Most design decisions happen by default. You use a sticky nav because every site has a sticky nav. You link to a contact page because that’s what people do. Nobody questions whether those defaults are serving the visitor.
I question them. Here are three places I went off-template on my own site, and why.
The shrinking navigation bar
When you scroll down on my site, the nav collapses — logo and CTA only. Everything else disappears. When you scroll back up (signaling you want to navigate), the full nav expands.
The logic: if the page is worth scrolling, the nav shouldn’t compete with it. A full row of links to Pricing, Services, and FAQ at the top implies you won’t trust the content enough to scroll. Let the page earn the click.
The implementation is harder than it sounds — timing, scroll direction detection, and making sure it doesn’t fight with the content. Worth it.
The modal contact form
My contact form doesn’t live on a /contact page. It slides up from below like a sheet of paper.
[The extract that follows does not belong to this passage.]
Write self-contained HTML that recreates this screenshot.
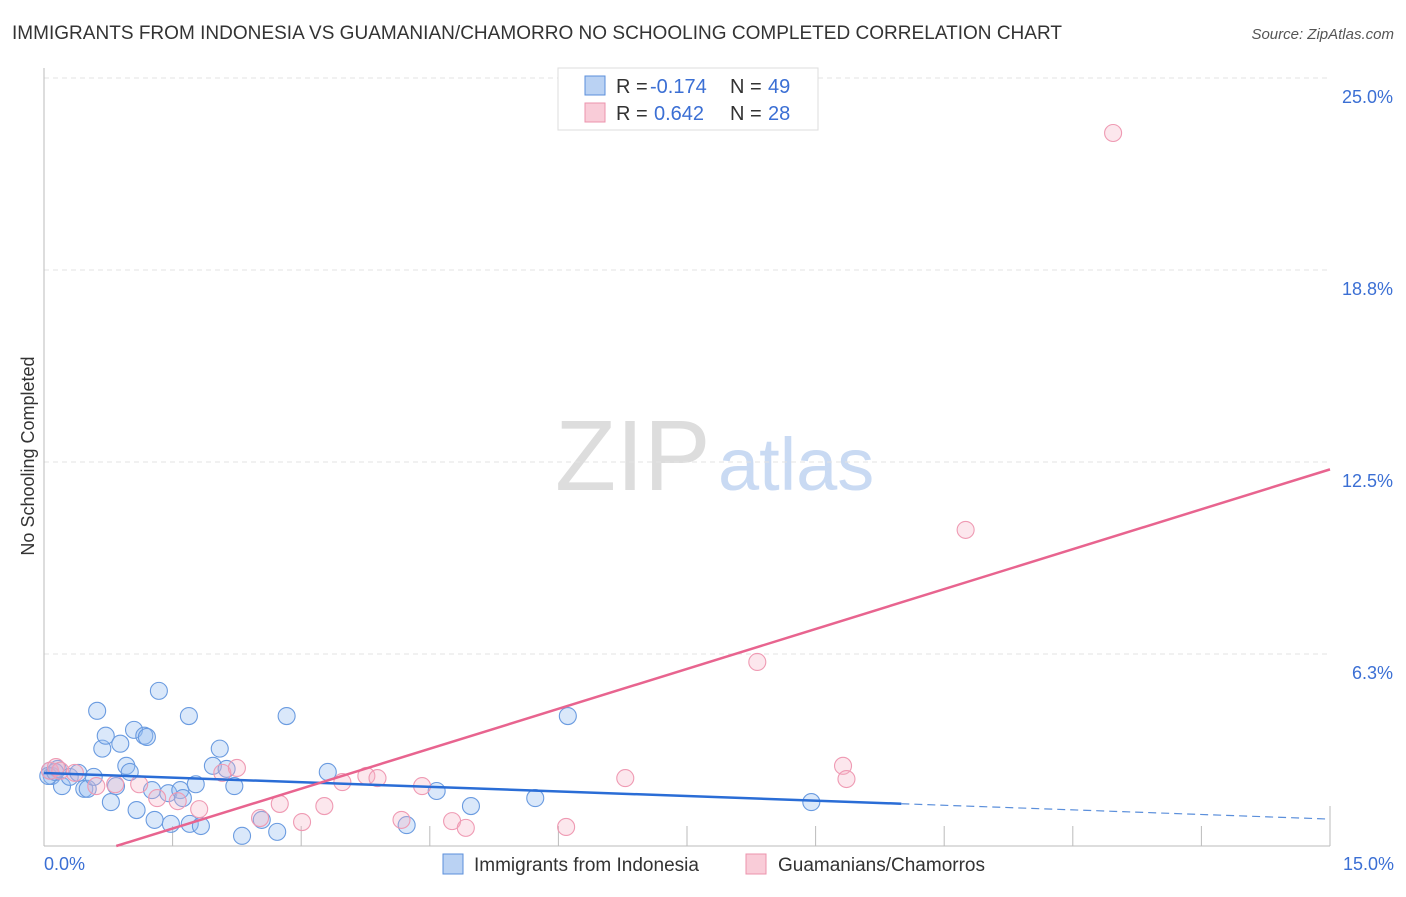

You fill it out, close it, and you’re back exactly where you were.
Sending someone to a separate page resets the context. They lose their place in the story. A modal keeps them in the experience — they can close it and keep reading, rather than navigating back and breaking the flow.
The engineering challenges here are real: focus traps, iOS scroll lock behavior, and making sure the form state doesn’t break on mobile. None of it is technically hard — it’s all just work that most builders skip.
The dynamic tab title
When you switch to a different tab, my site’s tab title changes to: “It’s time for a redesign.”
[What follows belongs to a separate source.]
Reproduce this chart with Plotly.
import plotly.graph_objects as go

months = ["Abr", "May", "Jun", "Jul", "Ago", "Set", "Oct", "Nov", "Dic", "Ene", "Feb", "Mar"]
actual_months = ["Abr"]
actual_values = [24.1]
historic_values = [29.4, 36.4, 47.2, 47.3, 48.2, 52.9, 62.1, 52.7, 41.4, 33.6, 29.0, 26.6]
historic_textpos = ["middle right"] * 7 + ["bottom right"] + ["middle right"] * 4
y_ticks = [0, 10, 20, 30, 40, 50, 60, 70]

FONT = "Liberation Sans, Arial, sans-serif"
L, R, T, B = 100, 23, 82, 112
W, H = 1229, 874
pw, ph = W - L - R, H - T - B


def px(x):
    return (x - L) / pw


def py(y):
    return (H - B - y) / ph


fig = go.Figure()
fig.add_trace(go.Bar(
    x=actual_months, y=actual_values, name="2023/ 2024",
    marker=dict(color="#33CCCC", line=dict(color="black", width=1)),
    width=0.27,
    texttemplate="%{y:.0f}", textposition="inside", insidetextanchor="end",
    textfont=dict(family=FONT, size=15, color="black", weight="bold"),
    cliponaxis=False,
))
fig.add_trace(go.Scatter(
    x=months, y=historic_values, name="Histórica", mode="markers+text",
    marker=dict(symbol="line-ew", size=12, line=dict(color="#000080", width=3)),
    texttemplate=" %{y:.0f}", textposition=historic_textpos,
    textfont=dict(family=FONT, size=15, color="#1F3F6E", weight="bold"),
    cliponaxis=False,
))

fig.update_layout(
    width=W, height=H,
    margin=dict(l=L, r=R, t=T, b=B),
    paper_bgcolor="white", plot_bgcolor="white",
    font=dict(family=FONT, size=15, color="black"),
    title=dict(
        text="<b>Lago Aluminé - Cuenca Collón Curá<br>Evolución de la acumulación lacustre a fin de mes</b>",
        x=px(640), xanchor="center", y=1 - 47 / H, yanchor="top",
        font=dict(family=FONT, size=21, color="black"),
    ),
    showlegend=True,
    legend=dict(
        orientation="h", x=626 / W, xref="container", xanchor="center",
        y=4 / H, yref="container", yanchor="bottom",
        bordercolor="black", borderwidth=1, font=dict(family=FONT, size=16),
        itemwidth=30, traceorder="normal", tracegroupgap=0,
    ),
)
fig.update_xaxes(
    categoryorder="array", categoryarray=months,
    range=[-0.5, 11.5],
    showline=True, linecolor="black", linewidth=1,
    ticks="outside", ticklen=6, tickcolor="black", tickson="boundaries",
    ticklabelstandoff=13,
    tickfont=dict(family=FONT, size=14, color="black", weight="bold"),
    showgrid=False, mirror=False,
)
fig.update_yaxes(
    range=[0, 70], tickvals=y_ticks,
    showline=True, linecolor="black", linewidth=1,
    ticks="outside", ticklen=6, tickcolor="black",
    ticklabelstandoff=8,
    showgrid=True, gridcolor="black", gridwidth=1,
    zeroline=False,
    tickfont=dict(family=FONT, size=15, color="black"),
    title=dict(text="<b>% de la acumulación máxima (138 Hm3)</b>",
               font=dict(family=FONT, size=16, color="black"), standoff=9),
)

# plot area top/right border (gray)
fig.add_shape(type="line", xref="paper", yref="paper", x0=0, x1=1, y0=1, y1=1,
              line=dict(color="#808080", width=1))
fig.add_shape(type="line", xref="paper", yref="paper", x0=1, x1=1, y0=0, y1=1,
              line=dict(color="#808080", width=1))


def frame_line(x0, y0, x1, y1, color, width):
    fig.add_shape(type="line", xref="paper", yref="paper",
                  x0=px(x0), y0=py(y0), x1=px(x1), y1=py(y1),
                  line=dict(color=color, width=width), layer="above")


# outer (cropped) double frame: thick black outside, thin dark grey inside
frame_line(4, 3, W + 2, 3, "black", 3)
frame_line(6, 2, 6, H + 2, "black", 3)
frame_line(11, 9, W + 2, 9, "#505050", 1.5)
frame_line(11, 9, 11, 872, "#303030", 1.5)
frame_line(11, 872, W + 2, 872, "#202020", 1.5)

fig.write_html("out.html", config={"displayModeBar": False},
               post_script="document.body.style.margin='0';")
Six lines of JavaScript. Changes back to the normal title when you return.
This one works because it catches you at the exact moment you’re context-switching — often to look at something else on your computer. The question plants itself at the right time: while you’re looking away, thinking about other things.
The question behind all three decisions: is this here because it serves the visitor right now, or is it here because the industry got used to it?
Most defaults were built around technical constraints that no longer exist. The nav shelf, the separate contact page, the static tab title — all of these made sense at some point. They persist because nobody asked whether they still should.
Look at your site with the same question. Pick one element. Ask it.